→ Requirement
Return each line of the data below verbatim; pictures are to be left out.

→ Information shown
* begin *

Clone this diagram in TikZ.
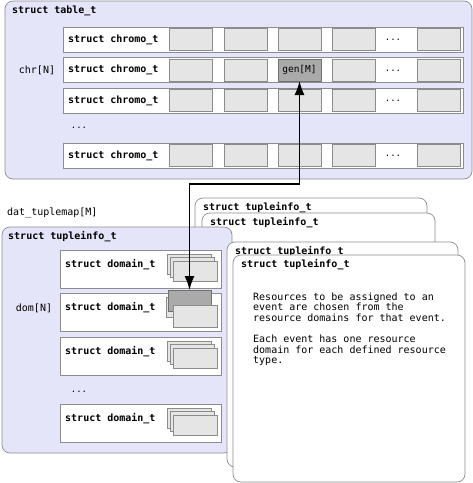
\documentclass[tikz,border=0pt]{standalone}
\usepackage{fontspec}
\setmainfont{DejaVu Sans Mono}
\usetikzlibrary{arrows.meta}
\definecolor{lav}{RGB}{229,229,250}
\definecolor{cellfill}{RGB}{229,229,229}
\definecolor{darkcell}{RGB}{170,170,170}
\definecolor{bord}{RGB}{140,140,140}
\tikzset{
  nwpos/.style={anchor=north west,inner sep=0pt,outer sep=0pt},
  outerbox/.style={nwpos,draw=bord,fill=lav,rounded corners=8pt,line width=0.7pt},
  infobox/.style={nwpos,draw=bord,fill=white,rounded corners=8pt,line width=0.7pt},
  rowbox/.style={nwpos,draw=bord,fill=white,line width=0.7pt},
  cellbox/.style={nwpos,draw=bord,fill=cellfill,line width=0.6pt,minimum width=43pt,minimum height=22pt},
  gencell/.style={nwpos,draw=bord!80!black,fill=darkcell,line width=0.6pt,minimum width=43pt,minimum height=22pt,font=\fontsize{9.5}{10}\selectfont},
  card/.style={nwpos,draw=bord,fill=cellfill,line width=0.6pt,minimum width=44pt,minimum height=20pt},
  darkcard/.style={nwpos,draw=bord!80!black,fill=darkcell,line width=0.6pt,minimum width=43pt,minimum height=21pt},
  title/.style={anchor=west,inner sep=0pt,font=\fontsize{10}{12}\selectfont\bfseries},
  lbl/.style={anchor=west,inner sep=0pt,font=\fontsize{10}{12}\selectfont},
  dots/.style={anchor=center,inner sep=0pt,font=\fontsize{9}{10}\selectfont},
  conn/.style={line width=1.4pt,{Latex[length=14pt,width=10pt]}-{Latex[length=14pt,width=10pt]}}
}
\begin{document}
\begin{tikzpicture}[x=1pt,y=-1pt]
\useasboundingbox (0,0) rectangle (473,483);
% ---------- top table ----------
\node[outerbox,minimum width=467pt,minimum height=178pt] (table) at (5,1) {};
\node[title] (tabtitle) at (12,11) {struct table\_t};
\node[lbl,anchor=center] (chr) at (37,70) {chr[N]};
\foreach \r/\y in {1/27,2/57.5,3/88,4/143}{
  \node[rowbox,minimum width=400pt,minimum height=25pt] (row\r) at (63,\y) {};
  \node[title] (rowt\r) at (68,\y+12.5) {struct chromo\_t};
  \node[cellbox] (c\r a) at (169,\y+1.5) {};
  \node[cellbox] (c\r b) at (224,\y+1.5) {};
  \node[cellbox] (c\r d) at (332,\y+1.5) {};
  \node[dots] (dd\r) at (393,\y+13) {...};
  \node[cellbox] (c\r e) at (417,\y+1.5) {};
}
\foreach \r/\y in {1/27,3/88,4/143}{
  \node[cellbox] (c\r c) at (278,\y+1.5) {};
}
\node[gencell] (gen) at (278,59) {gen[M]};
\node[dots] (rowdots) at (79,128) {...};
% ---------- stacked tupleinfo boxes (back) ----------
\node[infobox,minimum width=232pt,minimum height=240pt] (tA) at (195,198) {};
\node[title] (tAt) at (203,208) {struct tupleinfo\_t};
\node[infobox,minimum width=233pt,minimum height=235pt] (tB) at (202,213) {};
\node[title] (tBt) at (210,223) {struct tupleinfo\_t};
% ---------- tupleinfo (lavender) ----------
\node[lbl] (dtm) at (7,213) {dat\_tuplemap[M]};
\node[outerbox,minimum width=230pt,minimum height=226pt] (tinfo) at (2,227) {};
\node[title] (tinfot) at (8,237) {struct tupleinfo\_t};
\node[lbl,anchor=center] (dom) at (34,308) {dom[N]};
\foreach \r/\y in {1/250,2/293,3/337,4/404}{
  \node[rowbox,minimum width=161pt,minimum height=38pt] (drow\r) at (60,\y) {};
  \node[title] (drowt\r) at (65,\y+15) {struct domain\_t};
}
\foreach \r/\y in {1/250,3/337,4/404}{
  \node[card] (k\r a) at (167,\y+4) {};
  \node[card] (k\r b) at (170,\y+7.5) {};
  \node[card] (k\r c) at (173,\y+11) {};
}
\node[card] (k2a) at (166,297) {};
\node[darkcard] (dk) at (168,290) {};
\node[card,minimum height=22pt] (k2c) at (173,305) {};
\node[dots] (ddots) at (79,392) {...};
% ---------- stacked tupleinfo boxes (front) ----------
\node[infobox,minimum width=231pt,minimum height=225pt] (tC) at (227,242) {};
\node[title] (tCt) at (235,252) {struct tupleinfo\_t};
\node[infobox,minimum width=232pt,minimum height=227pt] (tD) at (233,255) {};
\node[title] (tDt) at (241,265) {struct tupleinfo\_t};
\node[anchor=north west,inner sep=0pt,align=left,font=\fontsize{10}{10.6}\selectfont] (txt) at (253,292.5)
  {Resources to be assigned to an\\event are chosen from the\\resource domains for that event.\\[10.6pt]Each event has one resource\\domain for each defined resource\\type.};
% ---------- connector ----------
\coordinate (bend) at (0,184);
\draw[conn] (gen.south) -- (gen.south |- bend) -- (dk.north |- bend) -- (dk.north);
\end{tikzpicture}
\end{document}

* end *

→ Result of the task
Clone this diagram in TikZ.
\documentclass[tikz,border=0pt]{standalone}
\usepackage{fontspec}
\setmainfont{DejaVu Sans Mono}
\usetikzlibrary{arrows.meta}
\definecolor{lav}{RGB}{229,229,250}
\definecolor{cellfill}{RGB}{229,229,229}
\definecolor{darkcell}{RGB}{170,170,170}
\definecolor{bord}{RGB}{140,140,140}
\tikzset{
  nwpos/.style={anchor=north west,inner sep=0pt,outer sep=0pt},
  outerbox/.style={nwpos,draw=bord,fill=lav,rounded corners=8pt,line width=0.7pt},
  infobox/.style={nwpos,draw=bord,fill=white,rounded corners=8pt,line width=0.7pt},
  rowbox/.style={nwpos,draw=bord,fill=white,line width=0.7pt},
  cellbox/.style={nwpos,draw=bord,fill=cellfill,line width=0.6pt,minimum width=43pt,minimum height=22pt},
  gencell/.style={nwpos,draw=bord!80!black,fill=darkcell,line width=0.6pt,minimum width=43pt,minimum height=22pt,font=\fontsize{9.5}{10}\selectfont},
  card/.style={nwpos,draw=bord,fill=cellfill,line width=0.6pt,minimum width=44pt,minimum height=20pt},
  darkcard/.style={nwpos,draw=bord!80!black,fill=darkcell,line width=0.6pt,minimum width=43pt,minimum height=21pt},
  title/.style={anchor=west,inner sep=0pt,font=\fontsize{10}{12}\selectfont\bfseries},
  lbl/.style={anchor=west,inner sep=0pt,font=\fontsize{10}{12}\selectfont},
  dots/.style={anchor=center,inner sep=0pt,font=\fontsize{9}{10}\selectfont},
  conn/.style={line width=1.4pt,{Latex[length=14pt,width=10pt]}-{Latex[length=14pt,width=10pt]}}
}
\begin{document}
\begin{tikzpicture}[x=1pt,y=-1pt]
\useasboundingbox (0,0) rectangle (473,483);
% ---------- top table ----------
\node[outerbox,minimum width=467pt,minimum height=178pt] (table) at (5,1) {};
\node[title] (tabtitle) at (12,11) {struct table\_t};
\node[lbl,anchor=center] (chr) at (37,70) {chr[N]};
\foreach \r/\y in {1/27,2/57.5,3/88,4/143}{
  \node[rowbox,minimum width=400pt,minimum height=25pt] (row\r) at (63,\y) {};
  \node[title] (rowt\r) at (68,\y+12.5) {struct chromo\_t};
  \node[cellbox] (c\r a) at (169,\y+1.5) {};
  \node[cellbox] (c\r b) at (224,\y+1.5) {};
  \node[cellbox] (c\r d) at (332,\y+1.5) {};
  \node[dots] (dd\r) at (393,\y+13) {...};
  \node[cellbox] (c\r e) at (417,\y+1.5) {};
}
\foreach \r/\y in {1/27,3/88,4/143}{
  \node[cellbox] (c\r c) at (278,\y+1.5) {};
}
\node[gencell] (gen) at (278,59) {gen[M]};
\node[dots] (rowdots) at (79,128) {...};
% ---------- stacked tupleinfo boxes (back) ----------
\node[infobox,minimum width=232pt,minimum height=240pt] (tA) at (195,198) {};
\node[title] (tAt) at (203,208) {struct tupleinfo\_t};
\node[infobox,minimum width=233pt,minimum height=235pt] (tB) at (202,213) {};
\node[title] (tBt) at (210,223) {struct tupleinfo\_t};
% ---------- tupleinfo (lavender) ----------
\node[lbl] (dtm) at (7,213) {dat\_tuplemap[M]};
\node[outerbox,minimum width=230pt,minimum height=226pt] (tinfo) at (2,227) {};
\node[title] (tinfot) at (8,237) {struct tupleinfo\_t};
\node[lbl,anchor=center] (dom) at (34,308) {dom[N]};
\foreach \r/\y in {1/250,2/293,3/337,4/404}{
  \node[rowbox,minimum width=161pt,minimum height=38pt] (drow\r) at (60,\y) {};
  \node[title] (drowt\r) at (65,\y+15) {struct domain\_t};
}
\foreach \r/\y in {1/250,3/337,4/404}{
  \node[card] (k\r a) at (167,\y+4) {};
  \node[card] (k\r b) at (170,\y+7.5) {};
  \node[card] (k\r c) at (173,\y+11) {};
}
\node[card] (k2a) at (166,297) {};
\node[darkcard] (dk) at (168,290) {};
\node[card,minimum height=22pt] (k2c) at (173,305) {};
\node[dots] (ddots) at (79,392) {...};
% ---------- stacked tupleinfo boxes (front) ----------
\node[infobox,minimum width=231pt,minimum height=225pt] (tC) at (227,242) {};
\node[title] (tCt) at (235,252) {struct tupleinfo\_t};
\node[infobox,minimum width=232pt,minimum height=227pt] (tD) at (233,255) {};
\node[title] (tDt) at (241,265) {struct tupleinfo\_t};
\node[anchor=north west,inner sep=0pt,align=left,font=\fontsize{10}{10.6}\selectfont] (txt) at (253,292.5)
  {Resources to be assigned to an\\event are chosen from the\\resource domains for that event.\\[10.6pt]Each event has one resource\\domain for each defined resource\\type.};
% ---------- connector ----------
\coordinate (bend) at (0,184);
\draw[conn] (gen.south) -- (gen.south |- bend) -- (dk.north |- bend) -- (dk.north);
\end{tikzpicture}
\end{document}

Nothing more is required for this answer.